Output the material below unchanged, apart from leaving out the pictures.
-- BEGIN --
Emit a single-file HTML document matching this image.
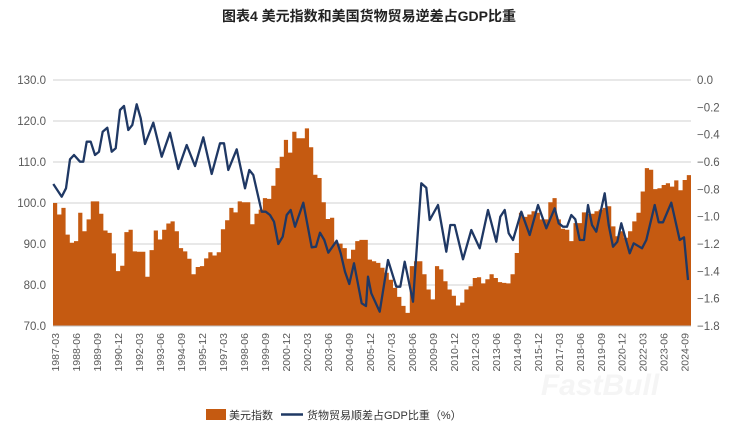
<!DOCTYPE html>
<html><head><meta charset="utf-8"><style>
body{margin:0;background:#fff;width:738px;height:440px;overflow:hidden;font-family:"Liberation Sans","Noto Sans CJK SC",sans-serif}
</style></head><body>
<svg id="s" width="738" height="440" xmlns="http://www.w3.org/2000/svg" font-family="Liberation Sans, Noto Sans CJK SC, sans-serif">
<text x="369" y="21" text-anchor="middle" font-size="14" font-weight="bold" fill="#222">图表4 美元指数和美国货物贸易逆差占GDP比重</text>
<g id="grid"></g><g id="bars"></g><g id="line"></g><g id="ax"></g>
<text x="600" y="395" font-size="30" font-weight="bold" fill="#f5f5f5" text-anchor="middle" font-style="italic">FastBull</text>
<rect x="206" y="409" width="20" height="11" fill="#c55a11"/>
<text x="229" y="419" font-size="11" fill="#333">美元指数</text>
<line x1="281" y1="414.5" x2="303" y2="414.5" stroke="#1f3864" stroke-width="2.5"/>
<text x="307" y="419" font-size="11" fill="#333">货物贸易顺差占GDP比重（%）</text>
</svg>
<script>
var ns="http://www.w3.org/2000/svg";
function el(p,t,a,txt){var e=document.createElementNS(ns,t);for(var k in a)e.setAttribute(k,a[k]);if(txt!=null)e.textContent=txt;document.getElementById(p).appendChild(e);return e;}
var X0=53,X1=691,Y0=80,Y1=326,N=152,W=(X1-X0)/N;
function vy(v){return Y1-(v-70)/60*(Y1-Y0);}
for(var i=0;i<=6;i++){var y=Y0+i*(Y1-Y0)/6;
 if(i<6)el("grid","line",{x1:X0,x2:X1,y1:y,y2:y,stroke:"#d9d9d9","stroke-width":1.3});
 el("ax","text",{x:46,y:y+4,"font-size":11.5,fill:"#595959","text-anchor":"end"},(130-10*i).toFixed(1));
}
for(var i=0;i<=9;i++){var y=Y0+i*(Y1-Y0)/9;
 el("ax","text",{x:697,y:y+4,"font-size":11.5,fill:"#595959"},(i==0?"0.0":"\u2212"+(i*0.2).toFixed(1)));}
el("ax","line",{x1:X0,x2:X1,y1:Y1,y2:Y1,stroke:"#bfbfbf","stroke-width":1});
var b=[100,97.2,98.8,92.3,90.3,90.7,97.6,93.1,96,100.4,100.4,97.4,93.3,92.7,87.7,83.4,84.7,92.9,93.5,88.2,88.1,88.1,82,88.5,93.3,91.1,93.5,95,95.5,93.1,89,88.2,86.4,82.6,84.4,84.6,86.5,88,87.2,88,93.6,95.8,98.8,97.7,100.4,100.2,100.2,94.8,97.4,98.4,101.2,101,104.2,108.5,111.3,115.4,112.3,117.4,115.8,115.8,118.2,113.6,106.9,106.1,100.2,96.1,96.4,90.3,90.1,89,86.4,88.6,90.7,91,91,
86.2,85.8,85.4,84.2,83,81.3,79.3,77.1,74.9,73.2,84.6,85.8,85.8,82.6,78.9,76.5,84.6,83.8,80.9,78.9,77.4,75,75.7,78.9,79.7,81.7,81.9,80.4,81.4,82.6,81.7,80.7,80.5,80.4,82.6,87.8,97.6,96.6,97.2,98,97.6,96,96,100.2,101.2,96,93.7,93.5,90.7,95.1,95.1,97.7,97.4,97.4,98,98.4,98.8,99.2,94.3,91.9,93.1,91.5,93.1,95.5,97.6,102.8,108.5,108.1,103.4,103.6,104.4,104.8,104,105.5,103.1,105.6,106.8];
var d="M"+X0+","+Y1;
for(var i=0;i<N;i++){var v=b[i]||b[b.length-1];var y=vy(v).toFixed(1);d+=" L"+(X0+i*W).toFixed(2)+","+y+" L"+(X0+(i+1)*W).toFixed(2)+","+y;}
d+=" L"+X1+","+Y1+"Z";
el("bars","path",{d:d,fill:"#c55a11"});
var z1=[[160,372],[185,410],[198,385],[210,298],[222,285],[240,305],[250,305],[260,245],[272,245],[285,285],[297,275],[308,215],[322,203],[335,275],[347,265],[360,150],[372,138],[385,210],[397,195],[410,133],[422,175],[435,252],[460,188],[485,290],[510,218],[535,327],[560,255],[585,318],[610,232],[635,342],[660,250],[672,250],[685,330],[710,268],[735,385],[748,330],[760,345],[785,455],[797,455],[810,465],[822,485],[835,552],[848,530],[860,465],[872,450],[885,500],[910,428],[935,562],[948,560],[960,518],[973,540],[985,578],[1010,542],[1022,580],[1035,635],[1048,672],[1062,610],[1085,730],[1098,738],[1104,650]];
var z2=[[0,650],[10,700],[35,755],[60,600],[85,680],[97,680],[110,605],[135,725],[160,370],[175,383],[185,480],[210,435],[235,575],[247,495],[260,495],[285,598],[310,510],[335,565],[360,450],[385,545],[397,470],[410,450],[422,520],[435,540],[460,455],[485,525],[510,435],[535,505],[560,445],[572,490],[585,500],[597,500],[610,465],[622,478],[635,540],[648,540],[660,435],[672,495],[685,515],[710,400],[722,495],[735,560],[748,545],[760,490],[785,580],[797,550],[822,565],[835,540],[860,435],[872,487],[885,487],[910,428],[935,540],[948,532],[960,660]];
var pts=[];z1.forEach(function(p){pts.push((p[0]/3).toFixed(1)+","+(p[1]/3+60).toFixed(1));});
z2.forEach(function(p){pts.push((368+p[0]/3).toFixed(1)+","+(p[1]/3+60).toFixed(1));});
el("line","polyline",{points:pts.join(" "),fill:"none",stroke:"#1f3864","stroke-width":2.3,"stroke-linejoin":"round"});
for(var n=0;n<=30;n++){var q=5*n,yr=1987+Math.floor(q/4),m=["03","06","09","12"][q%4];
 var x=X0+(q+0.5)*W;
 el("ax","text",{transform:"translate("+(x+4).toFixed(1)+",333) rotate(-90)","font-size":10.5,fill:"#595959","text-anchor":"end"},yr+"-"+m);}
</script>
</body></html>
-- END --
→ Final result:
Emit a single-file HTML document matching this image.
<!DOCTYPE html>
<html><head><meta charset="utf-8"><style>
body{margin:0;background:#fff;width:738px;height:440px;overflow:hidden;font-family:"Liberation Sans","Noto Sans CJK SC",sans-serif}
</style></head><body>
<svg id="s" width="738" height="440" xmlns="http://www.w3.org/2000/svg" font-family="Liberation Sans, Noto Sans CJK SC, sans-serif">
<text x="369" y="21" text-anchor="middle" font-size="14" font-weight="bold" fill="#222">图表4 美元指数和美国货物贸易逆差占GDP比重</text>
<g id="grid"></g><g id="bars"></g><g id="line"></g><g id="ax"></g>
<text x="600" y="395" font-size="30" font-weight="bold" fill="#f5f5f5" text-anchor="middle" font-style="italic">FastBull</text>
<rect x="206" y="409" width="20" height="11" fill="#c55a11"/>
<text x="229" y="419" font-size="11" fill="#333">美元指数</text>
<line x1="281" y1="414.5" x2="303" y2="414.5" stroke="#1f3864" stroke-width="2.5"/>
<text x="307" y="419" font-size="11" fill="#333">货物贸易顺差占GDP比重（%）</text>
</svg>
<script>
var ns="http://www.w3.org/2000/svg";
function el(p,t,a,txt){var e=document.createElementNS(ns,t);for(var k in a)e.setAttribute(k,a[k]);if(txt!=null)e.textContent=txt;document.getElementById(p).appendChild(e);return e;}
var X0=53,X1=691,Y0=80,Y1=326,N=152,W=(X1-X0)/N;
function vy(v){return Y1-(v-70)/60*(Y1-Y0);}
for(var i=0;i<=6;i++){var y=Y0+i*(Y1-Y0)/6;
 if(i<6)el("grid","line",{x1:X0,x2:X1,y1:y,y2:y,stroke:"#d9d9d9","stroke-width":1.3});
 el("ax","text",{x:46,y:y+4,"font-size":11.5,fill:"#595959","text-anchor":"end"},(130-10*i).toFixed(1));
}
for(var i=0;i<=9;i++){var y=Y0+i*(Y1-Y0)/9;
 el("ax","text",{x:697,y:y+4,"font-size":11.5,fill:"#595959"},(i==0?"0.0":"\u2212"+(i*0.2).toFixed(1)));}
el("ax","line",{x1:X0,x2:X1,y1:Y1,y2:Y1,stroke:"#bfbfbf","stroke-width":1});
var b=[100,97.2,98.8,92.3,90.3,90.7,97.6,93.1,96,100.4,100.4,97.4,93.3,92.7,87.7,83.4,84.7,92.9,93.5,88.2,88.1,88.1,82,88.5,93.3,91.1,93.5,95,95.5,93.1,89,88.2,86.4,82.6,84.4,84.6,86.5,88,87.2,88,93.6,95.8,98.8,97.7,100.4,100.2,100.2,94.8,97.4,98.4,101.2,101,104.2,108.5,111.3,115.4,112.3,117.4,115.8,115.8,118.2,113.6,106.9,106.1,100.2,96.1,96.4,90.3,90.1,89,86.4,88.6,90.7,91,91,
86.2,85.8,85.4,84.2,83,81.3,79.3,77.1,74.9,73.2,84.6,85.8,85.8,82.6,78.9,76.5,84.6,83.8,80.9,78.9,77.4,75,75.7,78.9,79.7,81.7,81.9,80.4,81.4,82.6,81.7,80.7,80.5,80.4,82.6,87.8,97.6,96.6,97.2,98,97.6,96,96,100.2,101.2,96,93.7,93.5,90.7,95.1,95.1,97.7,97.4,97.4,98,98.4,98.8,99.2,94.3,91.9,93.1,91.5,93.1,95.5,97.6,102.8,108.5,108.1,103.4,103.6,104.4,104.8,104,105.5,103.1,105.6,106.8];
var d="M"+X0+","+Y1;
for(var i=0;i<N;i++){var v=b[i]||b[b.length-1];var y=vy(v).toFixed(1);d+=" L"+(X0+i*W).toFixed(2)+","+y+" L"+(X0+(i+1)*W).toFixed(2)+","+y;}
d+=" L"+X1+","+Y1+"Z";
el("bars","path",{d:d,fill:"#c55a11"});
var z1=[[160,372],[185,410],[198,385],[210,298],[222,285],[240,305],[250,305],[260,245],[272,245],[285,285],[297,275],[308,215],[322,203],[335,275],[347,265],[360,150],[372,138],[385,210],[397,195],[410,133],[422,175],[435,252],[460,188],[485,290],[510,218],[535,327],[560,255],[585,318],[610,232],[635,342],[660,250],[672,250],[685,330],[710,268],[735,385],[748,330],[760,345],[785,455],[797,455],[810,465],[822,485],[835,552],[848,530],[860,465],[872,450],[885,500],[910,428],[935,562],[948,560],[960,518],[973,540],[985,578],[1010,542],[1022,580],[1035,635],[1048,672],[1062,610],[1085,730],[1098,738],[1104,650]];
var z2=[[0,650],[10,700],[35,755],[60,600],[85,680],[97,680],[110,605],[135,725],[160,370],[175,383],[185,480],[210,435],[235,575],[247,495],[260,495],[285,598],[310,510],[335,565],[360,450],[385,545],[397,470],[410,450],[422,520],[435,540],[460,455],[485,525],[510,435],[535,505],[560,445],[572,490],[585,500],[597,500],[610,465],[622,478],[635,540],[648,540],[660,435],[672,495],[685,515],[710,400],[722,495],[735,560],[748,545],[760,490],[785,580],[797,550],[822,565],[835,540],[860,435],[872,487],[885,487],[910,428],[935,540],[948,532],[960,660]];
var pts=[];z1.forEach(function(p){pts.push((p[0]/3).toFixed(1)+","+(p[1]/3+60).toFixed(1));});
z2.forEach(function(p){pts.push((368+p[0]/3).toFixed(1)+","+(p[1]/3+60).toFixed(1));});
el("line","polyline",{points:pts.join(" "),fill:"none",stroke:"#1f3864","stroke-width":2.3,"stroke-linejoin":"round"});
for(var n=0;n<=30;n++){var q=5*n,yr=1987+Math.floor(q/4),m=["03","06","09","12"][q%4];
 var x=X0+(q+0.5)*W;
 el("ax","text",{transform:"translate("+(x+4).toFixed(1)+",333) rotate(-90)","font-size":10.5,fill:"#595959","text-anchor":"end"},yr+"-"+m);}
</script>
</body></html>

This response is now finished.